Studies of Welfare Populations: Data Collection and Research Issues. Contacting Subjects

06/01/2002

When a telephone number is available for either a subject or a lead, the process of establishing contact becomes important. An ill-defined calling protocol can lead to significant nonresponse. In this section we discuss some of the issues related to contact procedures.

Documenting Call Histories and Call Scheduling

Telephone calls need to be spread over different days of the week and different times of the day in order to establish contact with the household (not necessarily the subject). If contact with the household is established, it is possible to learn if the subject can be contacted through that telephone number, and if so, the best time to attempt to call. If the subject is no longer at the number, questions can be asked to determine if anyone in the household knows the subjects location.

If the telephone is not answered on repeated attempts, an assessment must be made of the utility of further attempts against the possibility that the number is no longer appropriate for the subject. In other words, how many times should a nonanswered telephone be dialed before checking to make sure it is the correct number for the respondent? It is important to remember that this is an iterative process applicable to the initial number on the subjects record as well as to each number discovered through tracing, some of which will be better than others. The issue is assessing the tradeoffs between time and cost.

Many survey firms suggest making seven calls over a period of 2 weeks  on different days (two), evenings (three), and weekends (two)-before doing any further checking (e.g., checking with DA; calling one or more of the contacts; or searching one of the databases). Other firms suggest doubling the number of calls, theorizing that the cost of the additional calls is less than the cost of the searches. Unfortunately, there is no definitive answer because much depends on the original source of the number being dialed, the time of year, the age of the number, and other factors. Very old numbers are less likely to be good, and perhaps fewer calls (perhaps seven) should be made before moving to a tracing mode. If contact information is available, checking with the contact may be cost effective earlier in the process. In the summer or around holidays, more calls (perhaps 10 to 12) might be prudent.

Call histories, by telephone number, for the subject (and lead) should be documented thoroughly. This includes the date, time, outcome, as well as any comments that might prove useful as a lead should tracing be necessary.

Message Machines

Message machines are now present in an estimated 60 to 70 percent of U.S. households (STORES, 1995; Baumgartner et al., 1997). As more households obtain machines, there has been a growing concern that subjects will use them to screen calls and thereby become more difficult to contact. However, empirical evidence to date has not shown message machines to be a major impediment to contacting respondents. Oldendick and Link (1994) estimate that a maximum of 2 to 3 percent of respondents may be using the machine in this way.(1)
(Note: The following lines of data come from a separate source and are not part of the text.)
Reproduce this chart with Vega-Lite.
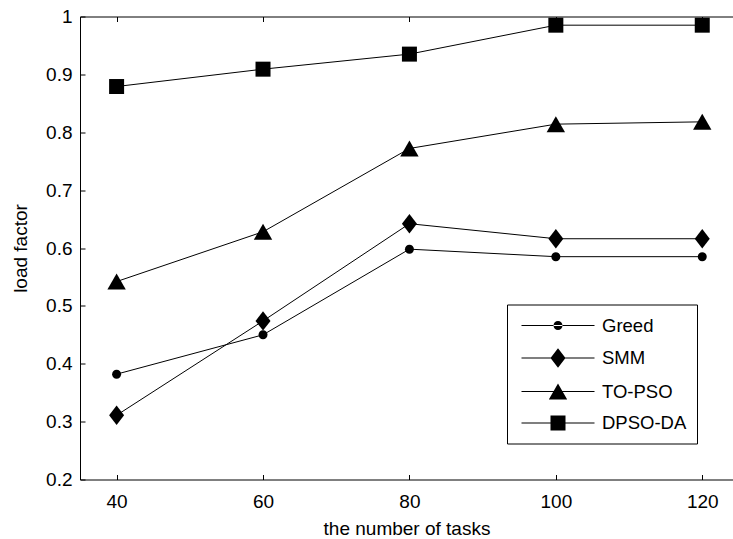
{
  "$schema": "https://vega.github.io/schema/vega-lite/v6.json",
  "width": 653,
  "height": 463,
  "autosize": {"type": "none"},
  "padding": {"left": 80, "top": 16.5, "right": 0, "bottom": 59.5},
  "background": "white",
  "config": {
    "view": {"stroke": null},
    "font": "Liberation Sans",
    "axis": {
      "domainColor": "black",
      "domainWidth": 1,
      "tickColor": "black",
      "tickWidth": 1,
      "tickSize": -5,
      "grid": false,
      "labelColor": "black",
      "labelFont": "Liberation Sans",
      "labelFontSize": 19,
      "titleColor": "black",
      "titleFont": "Liberation Sans",
      "titleFontSize": 19,
      "titleFontWeight": "normal"
    }
  },
  "data": {
    "values": [
      {"tasks": 40, "load": 0.382, "series": "Greed"},
      {"tasks": 60, "load": 0.45, "series": "Greed"},
      {"tasks": 80, "load": 0.598, "series": "Greed"},
      {"tasks": 100, "load": 0.585, "series": "Greed"},
      {"tasks": 120, "load": 0.585, "series": "Greed"},
      {"tasks": 40, "load": 0.311, "series": "SMM"},
      {"tasks": 60, "load": 0.474, "series": "SMM"},
      {"tasks": 80, "load": 0.642, "series": "SMM"},
      {"tasks": 100, "load": 0.616, "series": "SMM"},
      {"tasks": 120, "load": 0.616, "series": "SMM"},
      {"tasks": 40, "load": 0.542, "series": "TO-PSO"},
      {"tasks": 60, "load": 0.628, "series": "TO-PSO"},
      {"tasks": 80, "load": 0.772, "series": "TO-PSO"},
      {"tasks": 100, "load": 0.814, "series": "TO-PSO"},
      {"tasks": 120, "load": 0.818, "series": "TO-PSO"},
      {"tasks": 40, "load": 0.879, "series": "DPSO-DA"},
      {"tasks": 60, "load": 0.909, "series": "DPSO-DA"},
      {"tasks": 80, "load": 0.935, "series": "DPSO-DA"},
      {"tasks": 100, "load": 0.985, "series": "DPSO-DA"},
      {"tasks": 120, "load": 0.985, "series": "DPSO-DA"}
    ]
  },
  "resolve": {"axis": {"x": "independent"}, "scale": {"shape": "independent"}, "legend": {"shape": "independent"}},
  "layer": [
    {
      "mark": {"type": "line", "color": "black", "strokeWidth": 1},
      "encoding": {
        "x": {
          "field": "tasks", "type": "quantitative",
          "scale": {"domain": [35, 124.2], "nice": false, "zero": false},
          "axis": {"orient": "bottom", "values": [40, 60, 80, 100, 120], "title": "the number of tasks", "labelPadding": 18, "titlePadding": 8}
        },
        "y": {
          "field": "load", "type": "quantitative",
          "scale": {"domain": [0.2, 1], "nice": false, "zero": false},
          "axis": {"values": [0.2, 0.3, 0.4, 0.5, 0.6, 0.7, 0.8, 0.9, 1], "format": "~g", "title": "load factor", "labelPadding": 13, "titlePadding": 15}
        },
        "detail": {"field": "series", "type": "nominal"}
      }
    },
    {
      "mark": {"type": "point", "filled": true, "color": "black", "opacity": 1, "size": 400, "strokeWidth": 0},
      "encoding": {
        "x": {
          "field": "tasks", "type": "quantitative",
          "axis": {"orient": "top", "values": [40, 60, 80, 100, 120], "labels": false, "title": null}
        },
        "y": {"field": "load", "type": "quantitative"},
        "shape": {
          "field": "series", "type": "nominal",
          "scale": {
            "domain": ["Greed", "SMM", "TO-PSO", "DPSO-DA"],
            "range": [
              "M-0.45,0A0.45,0.45,0,1,0,0.45,0A0.45,0.45,0,1,0,-0.45,0Z",
              "M0,-0.97L0.75,0L0,0.97L-0.75,0Z",
              "M0,-0.8L0.92,0.8L-0.92,0.8Z",
              "M-0.75,-0.75L0.75,-0.75L0.75,0.75L-0.75,0.75Z"
            ]
          },
          "legend": null
        }
      }
    },
    {
      "transform": [{"filter": "false"}],
      "mark": {"type": "point", "filled": true, "color": "black", "opacity": 1, "size": 400, "strokeWidth": 0},
      "encoding": {
        "shape": {
          "field": "series", "type": "nominal",
          "scale": {
            "domain": ["Greed", "SMM", "TO-PSO", "DPSO-DA"],
            "range": [
              "M-3.65,-0.05L3.65,-0.05L3.65,0.05L-3.65,0.05ZM-0.45,0A0.45,0.45,0,1,0,0.45,0A0.45,0.45,0,1,0,-0.45,0Z",
              "M-3.65,-0.05L3.65,-0.05L3.65,0.05L-3.65,0.05ZM0,-0.97L0.75,0L0,0.97L-0.75,0Z",
              "M-3.65,-0.05L3.65,-0.05L3.65,0.05L-3.65,0.05ZM0,-0.8L0.92,0.8L-0.92,0.8Z",
              "M-3.65,-0.05L3.65,-0.05L3.65,0.05L-3.65,0.05ZM-0.75,-0.75L0.75,-0.75L0.75,0.75L-0.75,0.75Z"
            ]
          },
          "legend": {
            "title": null,
            "orient": "none",
            "legendX": 427,
            "legendY": 288,
            "padding": 10,
            "fillColor": "white",
            "strokeColor": "black",
            "cornerRadius": 0,
            "labelFont": "Liberation Sans",
            "labelFontSize": 18.5,
            "labelColor": "black",
            "symbolSize": 400,
            "symbolOffset": 30,
            "labelOffset": 33,
            "rowPadding": 9.5
          }
        }
      }
    }
  ]
}
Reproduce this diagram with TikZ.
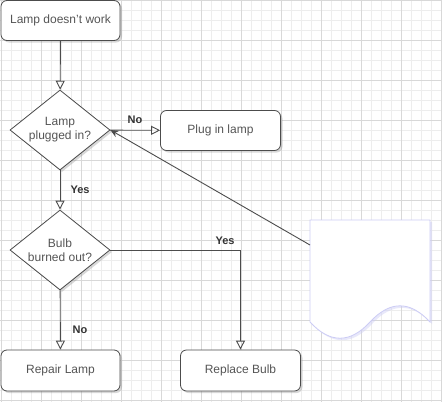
\documentclass[tikz,border=0pt]{standalone}
\usepackage{fontspec}
\setmainfont{Liberation Sans}
\usetikzlibrary{arrows.meta,shapes.geometric,shadows}
\definecolor{txtgray}{HTML}{555555}
\definecolor{gridminor}{HTML}{EDEDED}
\definecolor{gridmajor}{HTML}{D8D8D8}
\definecolor{docline}{HTML}{CCCCF5}

\begin{document}
\begin{tikzpicture}[>=Stealth, x=1pt, y=-1pt,
	shade/.style={drop shadow={shadow xshift=2pt, shadow yshift=-2pt, opacity=0.3}},
	stepbox/.style={draw=black!70, fill=white, rounded corners=6pt, line width=0.8pt,
		minimum width=120pt, minimum height=40pt, inner sep=0pt, text=txtgray,
		font=\fontsize{12}{14}\selectfont, shade},
	decision/.style={draw=black!70, fill=white, shape=diamond, aspect=1.25, line width=0.8pt,
		minimum width=100pt, minimum height=80pt, inner sep=0pt, align=center, text=txtgray,
		font=\fontsize{12}{14}\selectfont, shade},
	lbl/.style={font=\fontsize{11}{13}\selectfont\bfseries, text=black!80, inner sep=1pt},
	flow/.style={draw=black!70, line width=0.9pt, -{Triangle[open,length=9pt,width=9pt]}}]
			\useasboundingbox (0,0) rectangle (442,402);
			\fill[white] (0,0) rectangle (442,402);
			\foreach \i in {1,11,...,441} \draw[gridminor, line width=0.5pt] (\i,0) -- (\i,402);
			\foreach \j in {0,10,...,400} \draw[gridminor, line width=0.5pt] (0,\j) -- (442,\j);
			\foreach \i in {1,41,...,441} \draw[gridmajor, line width=0.6pt] (\i,0) -- (\i,402);
			\foreach \j in {0,40,...,400} \draw[gridmajor, line width=0.6pt] (0,\j) -- (442,\j);
			
			\node[stepbox, minimum width=119pt] (start) at (60.5,20.5) {Lamp doesn't work};
			\node[decision] (plugged) at (60,130) {Lamp\\plugged in?};
			\node[stepbox] (plugin) at (220.5,130.5) {Plug in lamp};
			\node[decision] (burned) at (60,250) {Bulb\\burned out?};
			\node[stepbox, minimum width=119pt, minimum height=41pt] (repair) at (60.5,370.5) {Repair Lamp};
			\node[stepbox, minimum height=41pt] (replace) at (240.5,370.5) {Replace Bulb};
			
			\draw[draw=docline, fill=white, line width=0.8pt,
				drop shadow={shadow xshift=2pt, shadow yshift=-2pt, opacity=0.45, fill=docline}]
			(310,220) -- (430,220) -- (430,322)
			.. controls (410,300.4) and (390,300.4) .. (370,322)
			.. controls (350,343.6) and (330,343.6) .. (310,322)
			-- cycle;
			\coordinate (docin) at (310,245);
			
			\draw[flow] (start) -- (plugged);
			\draw[flow] (plugged) -- (plugin);
			\draw[flow] (plugged) -- (burned);
			\draw[flow] (burned) -- (repair);
			\draw[flow] (burned.east) -| (replace.north);
			\draw[draw=black!70, line width=0.9pt, -{Stealth[length=8pt,width=7pt]}] (docin) -- (plugged.east);
			
			\node[lbl] (no1) at (135,120) {No};
			\node[lbl] (yes1) at (80,190) {Yes};
			\node[lbl] (yes2) at (225,241) {Yes};
			\node[lbl] (no2) at (80,330) {No};
		\end{tikzpicture}
\end{document}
A related issue has been the proper procedure to use when an interviewer reaches an answering machine. Should a message be left? If so, when should it be left? Survey organizations differ on how they handle this situation. Some organizations leave a message only after repeated contacts fail to reach a respondent on the phone (as reported by one of the experts interviewed). Other organizations leave a message at the first contact and do not leave one thereafter. The latter procedure has been found to be effective in RDD studies relative to not leaving any message at all (Tuckel et al., 1996; Xu et al., 1993). The authors favor leaving messages more often (perhaps with every other call with a maximum of four or five) than either of these approaches. We believe, but cannot substantiate empirically, that if the goal is to locate and interview a particular person, then the number of messages left might signal the importance of the call to the person hearing the message and might induce that person to call the 800 number. Even if the caller says the subject does not live there, that is useful information. However, leaving too many messages may have a negative effect.